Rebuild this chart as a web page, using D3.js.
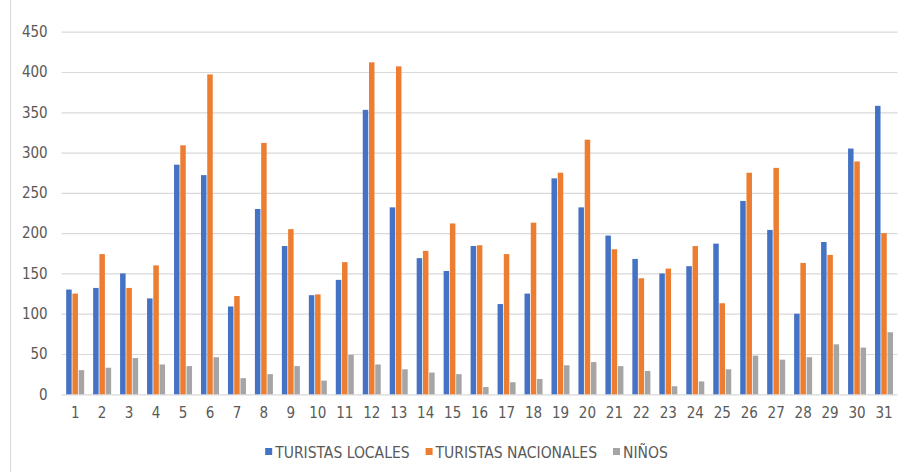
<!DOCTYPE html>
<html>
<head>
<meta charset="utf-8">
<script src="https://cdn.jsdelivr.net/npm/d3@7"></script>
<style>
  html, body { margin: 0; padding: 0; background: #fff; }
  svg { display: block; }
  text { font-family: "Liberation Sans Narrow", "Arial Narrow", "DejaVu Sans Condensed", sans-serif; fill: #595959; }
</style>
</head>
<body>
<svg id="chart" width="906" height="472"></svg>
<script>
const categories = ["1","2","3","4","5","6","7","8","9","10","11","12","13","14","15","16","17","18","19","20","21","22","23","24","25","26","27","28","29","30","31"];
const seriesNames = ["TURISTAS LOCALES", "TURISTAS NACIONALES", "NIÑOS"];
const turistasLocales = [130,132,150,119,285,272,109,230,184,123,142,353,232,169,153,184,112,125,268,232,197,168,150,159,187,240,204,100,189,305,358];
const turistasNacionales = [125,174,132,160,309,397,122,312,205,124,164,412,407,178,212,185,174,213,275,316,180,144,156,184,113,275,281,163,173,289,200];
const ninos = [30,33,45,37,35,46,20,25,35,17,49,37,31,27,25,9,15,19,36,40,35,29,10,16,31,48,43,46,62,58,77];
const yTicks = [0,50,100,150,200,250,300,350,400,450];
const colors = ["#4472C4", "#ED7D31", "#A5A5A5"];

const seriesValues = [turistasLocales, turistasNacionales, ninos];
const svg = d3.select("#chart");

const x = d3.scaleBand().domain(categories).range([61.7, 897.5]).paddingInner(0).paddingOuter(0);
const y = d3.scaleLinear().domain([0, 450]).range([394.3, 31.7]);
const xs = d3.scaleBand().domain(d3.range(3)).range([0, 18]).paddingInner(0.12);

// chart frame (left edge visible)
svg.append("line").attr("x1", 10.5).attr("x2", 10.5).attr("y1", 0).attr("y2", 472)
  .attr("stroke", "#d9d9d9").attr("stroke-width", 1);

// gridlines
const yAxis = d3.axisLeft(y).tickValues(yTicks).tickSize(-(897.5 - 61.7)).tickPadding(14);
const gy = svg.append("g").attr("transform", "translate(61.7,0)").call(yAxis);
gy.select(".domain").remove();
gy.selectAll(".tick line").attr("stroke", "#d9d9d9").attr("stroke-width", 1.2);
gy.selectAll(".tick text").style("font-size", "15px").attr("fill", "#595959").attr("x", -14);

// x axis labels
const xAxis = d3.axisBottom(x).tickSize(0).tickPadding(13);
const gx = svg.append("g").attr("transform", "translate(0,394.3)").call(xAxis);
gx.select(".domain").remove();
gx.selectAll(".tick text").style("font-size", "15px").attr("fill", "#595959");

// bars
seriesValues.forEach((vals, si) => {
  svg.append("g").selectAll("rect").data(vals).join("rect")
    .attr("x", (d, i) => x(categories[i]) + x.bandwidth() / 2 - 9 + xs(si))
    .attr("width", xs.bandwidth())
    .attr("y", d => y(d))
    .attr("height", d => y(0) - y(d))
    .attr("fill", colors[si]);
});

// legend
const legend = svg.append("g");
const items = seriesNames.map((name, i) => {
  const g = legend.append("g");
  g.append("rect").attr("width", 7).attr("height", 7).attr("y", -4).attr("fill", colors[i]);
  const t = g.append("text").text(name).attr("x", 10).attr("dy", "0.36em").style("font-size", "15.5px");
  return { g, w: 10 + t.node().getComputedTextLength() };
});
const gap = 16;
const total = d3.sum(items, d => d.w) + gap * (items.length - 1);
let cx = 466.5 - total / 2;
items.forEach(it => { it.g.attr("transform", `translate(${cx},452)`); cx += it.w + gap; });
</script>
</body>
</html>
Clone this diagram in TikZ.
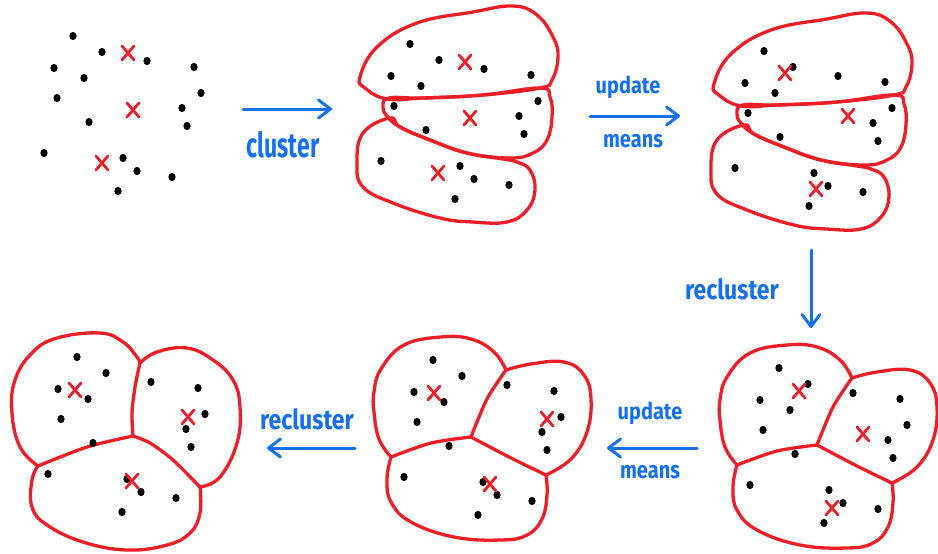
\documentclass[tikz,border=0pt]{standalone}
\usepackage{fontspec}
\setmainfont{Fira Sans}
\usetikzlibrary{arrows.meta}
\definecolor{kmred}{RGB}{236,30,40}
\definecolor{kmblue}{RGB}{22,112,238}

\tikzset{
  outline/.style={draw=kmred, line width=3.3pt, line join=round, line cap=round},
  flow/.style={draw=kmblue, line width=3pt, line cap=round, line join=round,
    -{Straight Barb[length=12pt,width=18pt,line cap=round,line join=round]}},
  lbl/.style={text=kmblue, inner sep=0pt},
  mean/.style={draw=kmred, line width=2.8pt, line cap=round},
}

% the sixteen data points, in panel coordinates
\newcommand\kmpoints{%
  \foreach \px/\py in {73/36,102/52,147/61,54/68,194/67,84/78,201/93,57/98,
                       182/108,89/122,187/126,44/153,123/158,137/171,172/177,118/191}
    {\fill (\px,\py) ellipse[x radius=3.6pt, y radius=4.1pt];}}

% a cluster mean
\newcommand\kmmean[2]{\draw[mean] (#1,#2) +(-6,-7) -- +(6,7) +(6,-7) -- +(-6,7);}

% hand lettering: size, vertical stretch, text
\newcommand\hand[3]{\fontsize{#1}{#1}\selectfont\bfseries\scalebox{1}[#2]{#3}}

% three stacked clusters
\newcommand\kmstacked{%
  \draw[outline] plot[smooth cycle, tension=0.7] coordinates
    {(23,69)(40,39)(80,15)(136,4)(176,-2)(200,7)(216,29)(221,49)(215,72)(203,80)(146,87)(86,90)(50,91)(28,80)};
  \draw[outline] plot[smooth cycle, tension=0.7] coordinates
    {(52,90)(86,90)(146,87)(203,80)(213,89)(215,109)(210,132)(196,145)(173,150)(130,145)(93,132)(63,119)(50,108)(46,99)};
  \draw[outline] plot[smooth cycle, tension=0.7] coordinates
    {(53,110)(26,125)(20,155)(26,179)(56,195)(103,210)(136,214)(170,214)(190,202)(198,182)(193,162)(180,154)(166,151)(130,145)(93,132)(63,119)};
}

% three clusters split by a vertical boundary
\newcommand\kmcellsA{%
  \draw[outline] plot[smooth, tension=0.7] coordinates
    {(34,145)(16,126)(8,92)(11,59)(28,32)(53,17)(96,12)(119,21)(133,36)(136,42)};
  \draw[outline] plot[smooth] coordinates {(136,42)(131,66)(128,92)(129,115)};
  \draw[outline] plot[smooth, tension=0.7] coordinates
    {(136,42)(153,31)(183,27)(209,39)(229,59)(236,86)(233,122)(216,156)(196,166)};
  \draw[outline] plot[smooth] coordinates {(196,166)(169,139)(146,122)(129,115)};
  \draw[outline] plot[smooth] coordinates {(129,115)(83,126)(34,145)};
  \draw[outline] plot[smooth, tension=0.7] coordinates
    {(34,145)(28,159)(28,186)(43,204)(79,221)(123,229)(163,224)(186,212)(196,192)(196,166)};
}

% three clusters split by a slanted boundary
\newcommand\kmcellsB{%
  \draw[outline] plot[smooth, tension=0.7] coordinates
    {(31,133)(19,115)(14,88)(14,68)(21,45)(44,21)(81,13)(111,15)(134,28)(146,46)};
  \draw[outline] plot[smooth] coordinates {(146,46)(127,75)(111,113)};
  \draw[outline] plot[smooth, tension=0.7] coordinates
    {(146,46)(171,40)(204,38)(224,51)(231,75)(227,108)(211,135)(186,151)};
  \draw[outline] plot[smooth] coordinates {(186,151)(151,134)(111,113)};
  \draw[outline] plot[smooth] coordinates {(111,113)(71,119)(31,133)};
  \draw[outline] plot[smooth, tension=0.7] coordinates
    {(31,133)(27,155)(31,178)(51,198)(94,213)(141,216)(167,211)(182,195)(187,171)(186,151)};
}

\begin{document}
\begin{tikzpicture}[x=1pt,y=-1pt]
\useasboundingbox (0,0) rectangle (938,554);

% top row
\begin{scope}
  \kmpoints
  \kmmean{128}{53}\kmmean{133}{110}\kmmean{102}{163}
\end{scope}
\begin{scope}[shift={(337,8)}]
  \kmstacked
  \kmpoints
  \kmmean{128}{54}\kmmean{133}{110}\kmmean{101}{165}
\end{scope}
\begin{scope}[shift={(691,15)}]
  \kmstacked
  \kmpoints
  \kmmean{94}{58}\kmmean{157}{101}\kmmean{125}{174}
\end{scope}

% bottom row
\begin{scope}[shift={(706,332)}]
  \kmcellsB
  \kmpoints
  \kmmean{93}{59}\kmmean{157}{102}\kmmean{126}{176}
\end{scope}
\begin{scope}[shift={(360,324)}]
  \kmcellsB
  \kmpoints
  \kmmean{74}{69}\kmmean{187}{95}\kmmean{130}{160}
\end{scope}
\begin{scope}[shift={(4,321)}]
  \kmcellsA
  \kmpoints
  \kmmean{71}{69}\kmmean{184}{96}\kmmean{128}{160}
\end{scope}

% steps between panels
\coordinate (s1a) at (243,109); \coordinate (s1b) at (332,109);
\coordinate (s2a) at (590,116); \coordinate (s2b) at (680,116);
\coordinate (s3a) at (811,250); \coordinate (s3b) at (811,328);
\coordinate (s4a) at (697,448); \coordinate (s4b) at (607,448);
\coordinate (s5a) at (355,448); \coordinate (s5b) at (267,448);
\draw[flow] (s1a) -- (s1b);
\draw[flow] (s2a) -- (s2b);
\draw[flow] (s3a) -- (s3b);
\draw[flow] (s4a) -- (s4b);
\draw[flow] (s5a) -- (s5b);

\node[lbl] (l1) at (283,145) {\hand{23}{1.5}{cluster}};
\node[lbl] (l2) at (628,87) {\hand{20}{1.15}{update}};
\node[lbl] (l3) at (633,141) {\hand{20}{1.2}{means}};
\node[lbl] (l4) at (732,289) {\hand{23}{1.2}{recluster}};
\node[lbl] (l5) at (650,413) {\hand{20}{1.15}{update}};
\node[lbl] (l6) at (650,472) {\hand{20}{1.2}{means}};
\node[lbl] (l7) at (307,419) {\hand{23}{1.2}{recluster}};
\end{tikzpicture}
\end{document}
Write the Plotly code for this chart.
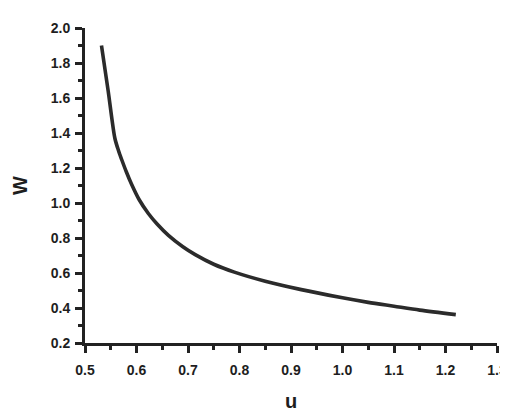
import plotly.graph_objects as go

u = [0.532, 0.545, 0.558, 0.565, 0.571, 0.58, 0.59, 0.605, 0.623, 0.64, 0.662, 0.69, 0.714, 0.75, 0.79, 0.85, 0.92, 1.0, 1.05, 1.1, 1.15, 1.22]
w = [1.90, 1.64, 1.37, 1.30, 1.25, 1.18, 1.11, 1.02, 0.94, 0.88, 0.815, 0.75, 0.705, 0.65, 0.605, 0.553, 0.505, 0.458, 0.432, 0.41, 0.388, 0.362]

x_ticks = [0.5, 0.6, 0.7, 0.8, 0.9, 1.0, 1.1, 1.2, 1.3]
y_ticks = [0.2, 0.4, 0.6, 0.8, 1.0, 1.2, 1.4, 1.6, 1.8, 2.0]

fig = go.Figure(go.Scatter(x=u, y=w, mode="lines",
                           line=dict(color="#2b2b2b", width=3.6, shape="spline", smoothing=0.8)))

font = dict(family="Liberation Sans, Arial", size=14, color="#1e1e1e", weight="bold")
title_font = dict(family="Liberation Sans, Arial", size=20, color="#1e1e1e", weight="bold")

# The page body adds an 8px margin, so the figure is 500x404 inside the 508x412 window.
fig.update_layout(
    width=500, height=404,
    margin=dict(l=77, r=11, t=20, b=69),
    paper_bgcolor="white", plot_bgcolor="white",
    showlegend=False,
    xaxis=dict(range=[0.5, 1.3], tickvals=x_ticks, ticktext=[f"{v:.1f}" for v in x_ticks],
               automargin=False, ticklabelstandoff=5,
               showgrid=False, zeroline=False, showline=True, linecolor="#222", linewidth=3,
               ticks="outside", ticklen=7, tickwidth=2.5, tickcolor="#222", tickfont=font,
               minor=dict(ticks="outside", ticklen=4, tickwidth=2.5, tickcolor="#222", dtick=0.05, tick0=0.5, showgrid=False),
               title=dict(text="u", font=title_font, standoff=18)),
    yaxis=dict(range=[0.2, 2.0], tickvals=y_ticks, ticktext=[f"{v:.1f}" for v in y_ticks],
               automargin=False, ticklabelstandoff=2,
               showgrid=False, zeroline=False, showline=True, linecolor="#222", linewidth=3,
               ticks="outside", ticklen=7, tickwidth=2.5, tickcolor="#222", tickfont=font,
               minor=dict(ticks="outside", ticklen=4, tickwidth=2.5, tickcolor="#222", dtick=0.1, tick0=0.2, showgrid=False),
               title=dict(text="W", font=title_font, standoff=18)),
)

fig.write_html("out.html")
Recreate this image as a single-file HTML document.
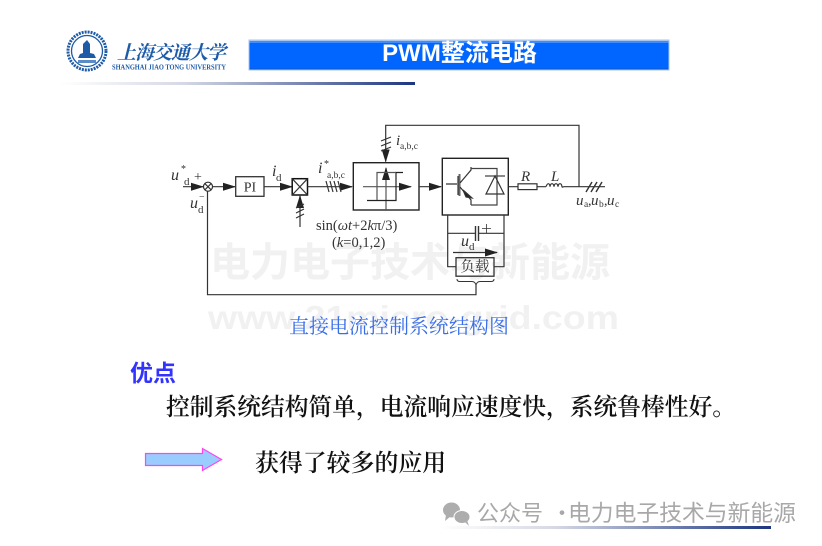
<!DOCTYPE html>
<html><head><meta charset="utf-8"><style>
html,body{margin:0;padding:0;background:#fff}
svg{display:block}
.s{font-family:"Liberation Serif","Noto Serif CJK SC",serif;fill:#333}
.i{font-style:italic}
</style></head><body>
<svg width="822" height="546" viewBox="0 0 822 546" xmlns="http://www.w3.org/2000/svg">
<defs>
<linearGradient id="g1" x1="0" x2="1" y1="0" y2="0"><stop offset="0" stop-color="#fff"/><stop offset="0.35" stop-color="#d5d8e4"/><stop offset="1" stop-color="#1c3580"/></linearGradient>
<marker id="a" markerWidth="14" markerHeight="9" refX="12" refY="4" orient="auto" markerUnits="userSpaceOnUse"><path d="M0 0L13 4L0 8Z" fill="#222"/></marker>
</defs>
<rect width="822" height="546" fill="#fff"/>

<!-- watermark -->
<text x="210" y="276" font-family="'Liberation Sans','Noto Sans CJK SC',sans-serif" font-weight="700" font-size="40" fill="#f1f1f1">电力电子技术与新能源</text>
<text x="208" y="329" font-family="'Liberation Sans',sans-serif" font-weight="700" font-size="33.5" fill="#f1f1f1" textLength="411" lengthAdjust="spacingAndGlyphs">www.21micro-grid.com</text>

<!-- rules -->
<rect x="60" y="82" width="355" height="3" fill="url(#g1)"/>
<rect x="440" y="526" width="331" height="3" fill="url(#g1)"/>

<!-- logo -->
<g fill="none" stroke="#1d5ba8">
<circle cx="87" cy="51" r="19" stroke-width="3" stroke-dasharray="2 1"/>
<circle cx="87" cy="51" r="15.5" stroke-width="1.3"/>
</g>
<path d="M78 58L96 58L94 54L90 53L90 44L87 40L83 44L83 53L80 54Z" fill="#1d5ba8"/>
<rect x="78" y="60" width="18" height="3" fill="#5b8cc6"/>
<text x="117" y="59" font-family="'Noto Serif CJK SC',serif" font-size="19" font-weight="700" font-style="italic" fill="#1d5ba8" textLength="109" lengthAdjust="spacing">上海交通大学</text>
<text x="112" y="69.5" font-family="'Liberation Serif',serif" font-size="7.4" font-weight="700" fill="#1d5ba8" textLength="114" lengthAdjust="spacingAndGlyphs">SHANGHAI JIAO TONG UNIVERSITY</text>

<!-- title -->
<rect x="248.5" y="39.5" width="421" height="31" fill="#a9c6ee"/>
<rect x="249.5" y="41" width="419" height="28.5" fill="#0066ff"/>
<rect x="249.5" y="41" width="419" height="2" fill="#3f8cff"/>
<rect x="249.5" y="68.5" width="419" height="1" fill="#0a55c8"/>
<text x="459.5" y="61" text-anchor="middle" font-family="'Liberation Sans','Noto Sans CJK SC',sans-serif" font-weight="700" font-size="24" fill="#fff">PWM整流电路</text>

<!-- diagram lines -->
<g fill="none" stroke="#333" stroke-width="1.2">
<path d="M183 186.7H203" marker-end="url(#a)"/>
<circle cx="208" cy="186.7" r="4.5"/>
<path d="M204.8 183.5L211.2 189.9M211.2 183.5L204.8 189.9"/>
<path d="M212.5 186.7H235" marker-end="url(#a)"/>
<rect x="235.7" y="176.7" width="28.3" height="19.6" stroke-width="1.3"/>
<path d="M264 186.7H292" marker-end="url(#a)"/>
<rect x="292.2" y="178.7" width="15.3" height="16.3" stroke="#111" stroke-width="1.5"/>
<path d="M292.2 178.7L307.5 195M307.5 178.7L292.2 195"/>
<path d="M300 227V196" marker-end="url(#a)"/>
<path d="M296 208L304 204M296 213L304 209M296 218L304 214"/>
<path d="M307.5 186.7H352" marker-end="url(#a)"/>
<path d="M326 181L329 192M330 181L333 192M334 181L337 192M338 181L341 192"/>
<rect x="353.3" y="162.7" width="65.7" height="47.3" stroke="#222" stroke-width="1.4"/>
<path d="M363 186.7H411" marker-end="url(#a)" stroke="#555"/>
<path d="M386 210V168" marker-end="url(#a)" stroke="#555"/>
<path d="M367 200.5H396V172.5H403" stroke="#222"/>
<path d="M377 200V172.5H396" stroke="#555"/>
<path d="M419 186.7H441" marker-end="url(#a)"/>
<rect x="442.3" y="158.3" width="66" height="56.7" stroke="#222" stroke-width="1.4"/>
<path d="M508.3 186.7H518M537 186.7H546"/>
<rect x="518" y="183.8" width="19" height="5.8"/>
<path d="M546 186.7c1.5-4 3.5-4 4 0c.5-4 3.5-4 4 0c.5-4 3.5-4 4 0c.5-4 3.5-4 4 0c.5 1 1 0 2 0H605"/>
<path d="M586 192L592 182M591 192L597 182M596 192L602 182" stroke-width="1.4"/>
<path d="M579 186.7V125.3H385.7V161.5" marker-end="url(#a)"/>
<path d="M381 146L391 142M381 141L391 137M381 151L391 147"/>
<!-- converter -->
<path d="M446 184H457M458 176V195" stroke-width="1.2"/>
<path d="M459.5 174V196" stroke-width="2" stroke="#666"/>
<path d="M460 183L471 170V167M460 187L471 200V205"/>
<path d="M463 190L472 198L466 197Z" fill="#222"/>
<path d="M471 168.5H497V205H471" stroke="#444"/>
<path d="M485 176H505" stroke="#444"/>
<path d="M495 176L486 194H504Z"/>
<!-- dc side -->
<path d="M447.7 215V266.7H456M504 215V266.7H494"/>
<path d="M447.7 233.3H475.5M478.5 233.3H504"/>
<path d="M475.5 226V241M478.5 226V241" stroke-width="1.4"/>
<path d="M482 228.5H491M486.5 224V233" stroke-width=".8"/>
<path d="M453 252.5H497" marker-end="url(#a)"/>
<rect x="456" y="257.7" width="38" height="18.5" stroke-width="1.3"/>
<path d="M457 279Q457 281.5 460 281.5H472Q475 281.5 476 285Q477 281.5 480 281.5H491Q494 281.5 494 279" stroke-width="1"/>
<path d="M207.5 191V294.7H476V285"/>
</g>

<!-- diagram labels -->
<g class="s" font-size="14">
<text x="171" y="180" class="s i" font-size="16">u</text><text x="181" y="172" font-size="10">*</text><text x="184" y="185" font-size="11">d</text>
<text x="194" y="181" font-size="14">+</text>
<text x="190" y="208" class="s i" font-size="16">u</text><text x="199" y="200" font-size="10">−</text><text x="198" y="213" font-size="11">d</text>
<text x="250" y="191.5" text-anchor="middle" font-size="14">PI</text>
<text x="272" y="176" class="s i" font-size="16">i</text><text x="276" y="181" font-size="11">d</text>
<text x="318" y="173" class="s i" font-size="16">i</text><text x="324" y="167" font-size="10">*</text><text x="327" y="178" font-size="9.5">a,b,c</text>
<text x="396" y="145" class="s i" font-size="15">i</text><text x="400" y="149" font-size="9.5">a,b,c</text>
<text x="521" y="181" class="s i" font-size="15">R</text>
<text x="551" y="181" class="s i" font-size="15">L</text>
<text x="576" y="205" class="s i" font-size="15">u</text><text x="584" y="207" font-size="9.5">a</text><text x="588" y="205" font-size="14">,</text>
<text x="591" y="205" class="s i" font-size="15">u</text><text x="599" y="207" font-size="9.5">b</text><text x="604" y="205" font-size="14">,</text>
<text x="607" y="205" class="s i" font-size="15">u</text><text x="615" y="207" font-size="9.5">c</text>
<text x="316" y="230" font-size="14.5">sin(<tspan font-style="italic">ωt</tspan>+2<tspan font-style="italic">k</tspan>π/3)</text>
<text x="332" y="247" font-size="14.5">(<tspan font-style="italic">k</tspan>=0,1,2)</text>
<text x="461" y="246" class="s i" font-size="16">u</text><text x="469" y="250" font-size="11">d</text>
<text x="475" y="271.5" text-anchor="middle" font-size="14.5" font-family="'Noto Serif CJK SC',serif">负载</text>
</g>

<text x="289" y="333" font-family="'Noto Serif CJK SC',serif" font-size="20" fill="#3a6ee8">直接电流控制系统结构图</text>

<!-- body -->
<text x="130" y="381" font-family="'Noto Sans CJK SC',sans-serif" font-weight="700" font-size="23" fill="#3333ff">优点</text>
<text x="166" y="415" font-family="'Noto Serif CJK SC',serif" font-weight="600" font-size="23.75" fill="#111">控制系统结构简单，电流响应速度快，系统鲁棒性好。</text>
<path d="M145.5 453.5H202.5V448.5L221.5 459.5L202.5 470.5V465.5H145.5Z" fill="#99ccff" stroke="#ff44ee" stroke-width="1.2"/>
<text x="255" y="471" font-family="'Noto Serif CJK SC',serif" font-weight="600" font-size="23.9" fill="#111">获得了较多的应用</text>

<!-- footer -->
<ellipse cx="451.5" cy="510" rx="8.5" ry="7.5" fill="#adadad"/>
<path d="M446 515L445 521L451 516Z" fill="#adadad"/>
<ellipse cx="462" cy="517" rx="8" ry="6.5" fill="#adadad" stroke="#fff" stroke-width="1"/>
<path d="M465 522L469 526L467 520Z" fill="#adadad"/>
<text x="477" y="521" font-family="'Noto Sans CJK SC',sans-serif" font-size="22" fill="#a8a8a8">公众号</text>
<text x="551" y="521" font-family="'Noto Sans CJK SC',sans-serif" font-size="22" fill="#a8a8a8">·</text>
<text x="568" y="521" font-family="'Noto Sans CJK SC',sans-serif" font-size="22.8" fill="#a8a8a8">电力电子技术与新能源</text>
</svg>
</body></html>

▸ **EXERCISE TASK**: The copy should hold exactly the lines from the line with "Recreate this image" to the line with "JIAO TONG UNIVERSITY</text>", both ends in, set down without any pictures and with nothing added.

▸ **TASK OUTPUT**:
Recreate this image as a single-file HTML document.
<!DOCTYPE html>
<html><head><meta charset="utf-8"><style>
html,body{margin:0;padding:0;background:#fff}
svg{display:block}
.s{font-family:"Liberation Serif","Noto Serif CJK SC",serif;fill:#333}
.i{font-style:italic}
</style></head><body>
<svg width="822" height="546" viewBox="0 0 822 546" xmlns="http://www.w3.org/2000/svg">
<defs>
<linearGradient id="g1" x1="0" x2="1" y1="0" y2="0"><stop offset="0" stop-color="#fff"/><stop offset="0.35" stop-color="#d5d8e4"/><stop offset="1" stop-color="#1c3580"/></linearGradient>
<marker id="a" markerWidth="14" markerHeight="9" refX="12" refY="4" orient="auto" markerUnits="userSpaceOnUse"><path d="M0 0L13 4L0 8Z" fill="#222"/></marker>
</defs>
<rect width="822" height="546" fill="#fff"/>

<!-- watermark -->
<text x="210" y="276" font-family="'Liberation Sans','Noto Sans CJK SC',sans-serif" font-weight="700" font-size="40" fill="#f1f1f1">电力电子技术与新能源</text>
<text x="208" y="329" font-family="'Liberation Sans',sans-serif" font-weight="700" font-size="33.5" fill="#f1f1f1" textLength="411" lengthAdjust="spacingAndGlyphs">www.21micro-grid.com</text>

<!-- rules -->
<rect x="60" y="82" width="355" height="3" fill="url(#g1)"/>
<rect x="440" y="526" width="331" height="3" fill="url(#g1)"/>

<!-- logo -->
<g fill="none" stroke="#1d5ba8">
<circle cx="87" cy="51" r="19" stroke-width="3" stroke-dasharray="2 1"/>
<circle cx="87" cy="51" r="15.5" stroke-width="1.3"/>
</g>
<path d="M78 58L96 58L94 54L90 53L90 44L87 40L83 44L83 53L80 54Z" fill="#1d5ba8"/>
<rect x="78" y="60" width="18" height="3" fill="#5b8cc6"/>
<text x="117" y="59" font-family="'Noto Serif CJK SC',serif" font-size="19" font-weight="700" font-style="italic" fill="#1d5ba8" textLength="109" lengthAdjust="spacing">上海交通大学</text>
<text x="112" y="69.5" font-family="'Liberation Serif',serif" font-size="7.4" font-weight="700" fill="#1d5ba8" textLength="114" lengthAdjust="spacingAndGlyphs">SHANGHAI JIAO TONG UNIVERSITY</text>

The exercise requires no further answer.